We've been fortunate to own three homes since 1981, serially, and as our sole residence. But I've never spent 2-4% annually, on maintenance on any of them.
Our first home was 35 years old when we bought it, all I spent on it was three or four hundred dollars to paint it once, and replace a water heater. In many ways I wish we still lived in it, but my wife had other ideas...
$61,000 in 1981 (A gorgeous, mature, oak was cut down to make room for the palm tree...)

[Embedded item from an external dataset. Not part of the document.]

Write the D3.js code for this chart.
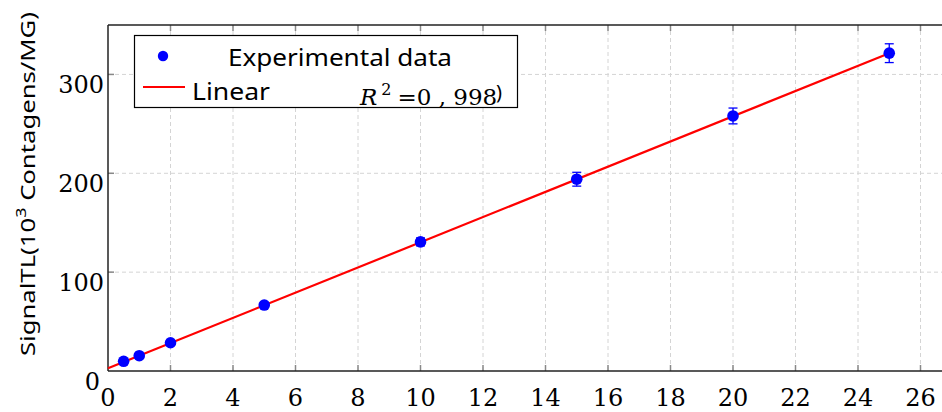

Our second home was new; maintenance was more along the line of upgrades; flooring upgrade, landscaping, interior paint.
$121,000 in 1990
The worst that has befallen us occurred two months ago in our third, current, and last home; built in 1992.
$335,000 in 1998
The water lines are run under the concrete slab (insanity that I do not comprehend at all), recently one broke with no other outward sign other than a section of the kitchen floor got warm to the touch. This occurred due to substandard copper pipe being placed in direct contact with the soil (no insulating wrap as required by code), and the local city building inspector allowing it to slide... This identical problem, I soon learned, had occurred in four other homes on our street. Class action suit? Against who? The city? The contractor is unknown, and in all likelihood, long out of business. We followed our neighbor's advice, and had the entire house re-plumbed (the problem had been known to reoccurr if fixed willy-nilly) ... $5,300. Now who would anticipate having to re-plumb a twenty year old house?
The water heater gave up the ghost one Sunday morning; $450. A few years later the furnace went away, due in part, to our close proximity to the ocean; $2,300. But even the $8,050 we've spent, over thirteen years of ownership ($619 per annum) still doesn't approach 2-4% per year
[$6,700 - 13,400).
Houses should be bought to be lived in, not as portfolio items. Traditionally, every time a home changes hands it's price increases... I call bullsh*t ... buying and selling homes to turn a scheckle should be criminal. Little wonder the average guy can't afford one.